You can at this stage add an additional step of dry brushing for a very distressed vintage look. Choose another shade different to your main shade and with a very dry, preferably old and less than perfect brush, pick up a tiny amount of paint and lightly brush it across some paper or a board so that the brush has a very small amount of powder dry paint on it. Apply this in very light strokes to your item. You may want to practice this technique beforehand.
Now you have your painted item ready for distressing it’s time to start rubbing some of the paint off! This can be a little difficult to get your head around so if you are doing a large or important piece we suggest preparing a small test item to hone your distressing skills first.

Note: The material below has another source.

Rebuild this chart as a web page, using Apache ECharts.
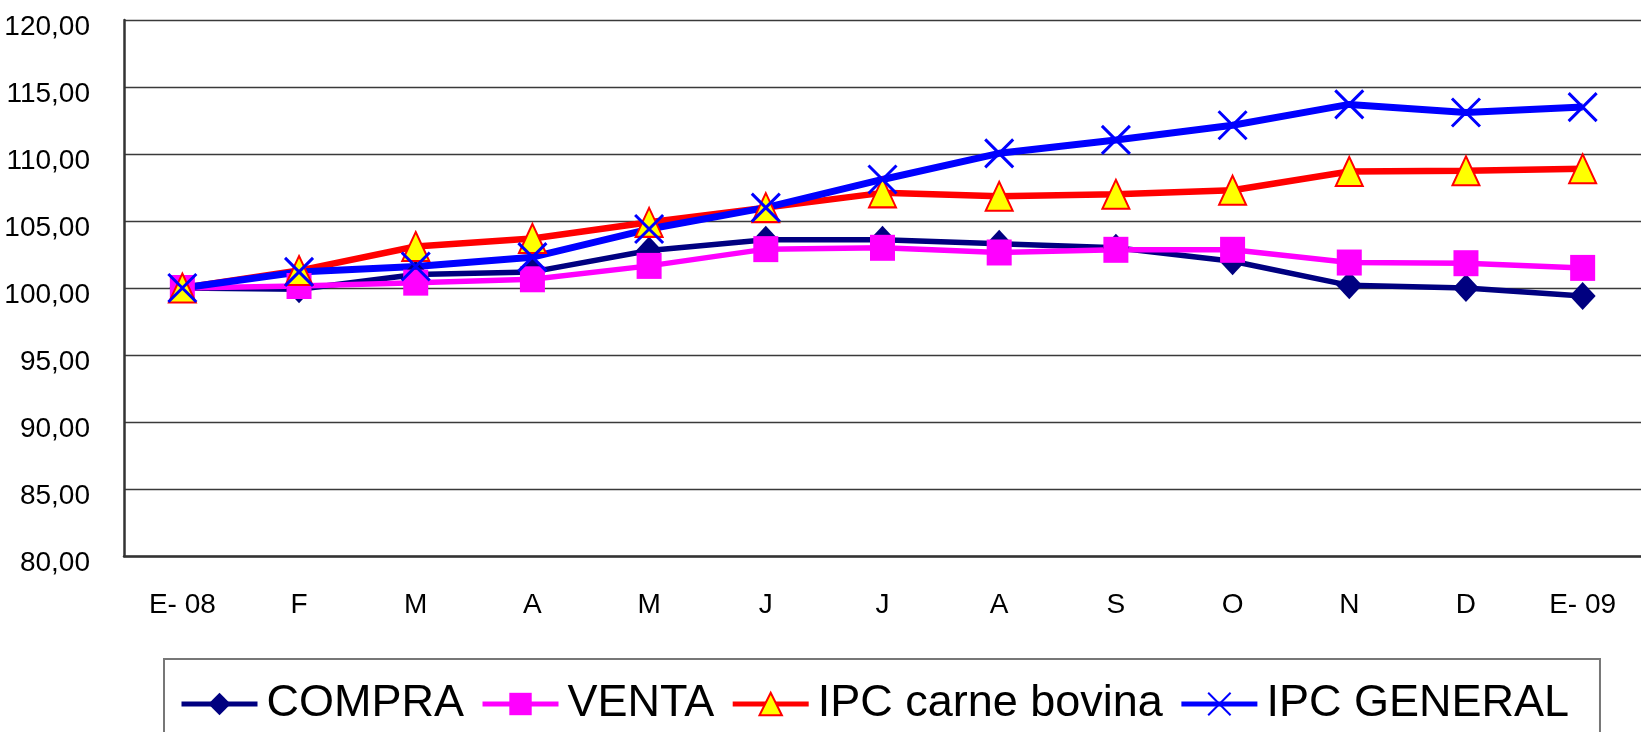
<!DOCTYPE html>
<html>
<head>
<meta charset="utf-8">
<script src="https://cdn.jsdelivr.net/npm/echarts@6/dist/echarts.min.js"></script>
<style>
  html, body { margin: 0; padding: 0; background: #fff; }
  #chart { width: 1641px; height: 732px; }
</style>
</head>
<body>
<div id="chart"></div>
<script>
// months Jan 2008 -> Jan 2009
const months = ['E- 08', 'F', 'M', 'A', 'M', 'J', 'J', 'A', 'S', 'O', 'N', 'D', 'E- 09'];
const seriesNames = ['COMPRA', 'VENTA', 'IPC carne bovina', 'IPC GENERAL'];
const compra = [100, 99.9, 101.0, 101.2, 102.8, 103.6, 103.6, 103.3, 103.0, 102.0, 100.2, 100.0, 99.4];
const venta = [100, 100.15, 100.4, 100.65, 101.65, 102.9, 103.0, 102.65, 102.85, 102.85, 101.9, 101.85, 101.5];
const ipcCarne = [100, 101.3, 103.1, 103.7, 104.9, 106.0, 107.1, 106.85, 107.0, 107.3, 108.7, 108.75, 108.9];
const ipcGeneral = [100, 101.2, 101.6, 102.3, 104.4, 106.0, 108.1, 110.05, 111.05, 112.15, 113.7, 113.1, 113.5];
const yMin = 80, yMax = 120, yStep = 5;

const font = "'Liberation Sans', Arial, sans-serif";

var myChart = echarts.init(document.getElementById('chart'));

const option = {
  backgroundColor: '#fff',
  animation: false,
  grid: {
    left: 124,
    right: -6,
    top: 20,
    bottom: 176
  },
  legend: {
    left: 164,
    top: 659,
    data: seriesNames,
    itemWidth: 76,
    itemHeight: 28,
    itemGap: 16,
    padding: [14, 31, 14, 15],
    borderColor: '#777',
    borderWidth: 2,
    lineStyle: { width: 5 },
    textStyle: {
      fontFamily: font,
      fontSize: 45,
      color: '#000',
      lineHeight: 62,
      padding: [0, 0, 0, 4]
    }
  },
  xAxis: {
    type: 'category',
    data: months,
    boundaryGap: true,
    axisLine: { lineStyle: { color: '#333', width: 2.5 } },
    axisTick: { inside: true, length: 12, lineStyle: { color: '#555', width: 1.5 } },
    axisLabel: {
      margin: 35,
      fontFamily: font,
      fontSize: 28,
      color: '#000'
    },
    splitLine: { show: false }
  },
  yAxis: {
    type: 'value',
    min: yMin,
    max: yMax,
    interval: yStep,
    axisLine: { show: true, lineStyle: { color: '#333', width: 2.5 } },
    axisTick: { show: false },
    axisLabel: {
      margin: 34,
      fontFamily: font,
      fontSize: 28,
      color: '#000',
      verticalAlign: 'top',
      lineHeight: 14,
      formatter: v => v.toFixed(2).replace('.', ',')
    },
    splitLine: { lineStyle: { color: '#3a3a3a', width: 1.3 } }
  },
  series: [
    {
      name: 'COMPRA',
      type: 'line',
      data: compra,
      symbol: 'diamond',
      symbolSize: [26, 28],
      lineStyle: { color: '#000080', width: 5.5 },
      itemStyle: { color: '#000080' }
    },
    {
      name: 'VENTA',
      type: 'line',
      data: venta,
      symbol: 'rect',
      symbolSize: [25, 26],
      lineStyle: { color: '#ff00ff', width: 5.5 },
      itemStyle: { color: '#ff00ff' }
    },
    {
      name: 'IPC carne bovina',
      type: 'line',
      data: ipcCarne,
      symbol: 'triangle',
      symbolSize: [27, 29],
      lineStyle: { color: '#ff0000', width: 6.5 },
      itemStyle: { color: '#ffff00', borderColor: '#ff0000', borderWidth: 2 }
    },
    {
      name: 'IPC GENERAL',
      type: 'line',
      data: ipcGeneral,
      symbol: 'path://M0,0L10,10M10,0L0,10',
      symbolSize: [28, 28],
      lineStyle: { color: '#0000ff', width: 7 },
      itemStyle: { color: '#0000ff', borderColor: '#0000ff', borderWidth: 3 }
    }
  ]
};

option && myChart.setOption(option);
</script>
</body>
</html>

First, look at the item and think about if it was very old where it would have been handled or worn. Corners, handles, mouldings etc are all likely candidates, think about your item and where these areas would be.
Lightly sand these areas back and forth, start with a light touch and build up the pressure as you become familiar with the sandpaper and technique. Finer grade sandpaper or flexible sanding blocks are ideal for this.
If you make a mistake you can paint it out, let it dry and have another go.
When you are happy with the effect you can dust away the chalk dust with a suitable cloth, brush or hairdryer. Many people prefer to do distressing outside or in an area where the dust can easily be blown away.
Items that will have a lot of heavy traffic such as table tops, chair seats or drawer tops, will require a coat of Saraj Jayne One Coat Sealer. This is also water-based and provides extremely robust protection to protect that finished masterpiece. We advise only using Sarah Jayne One Coat Sealer only on the surface of the item (if needed) rather than the whole item.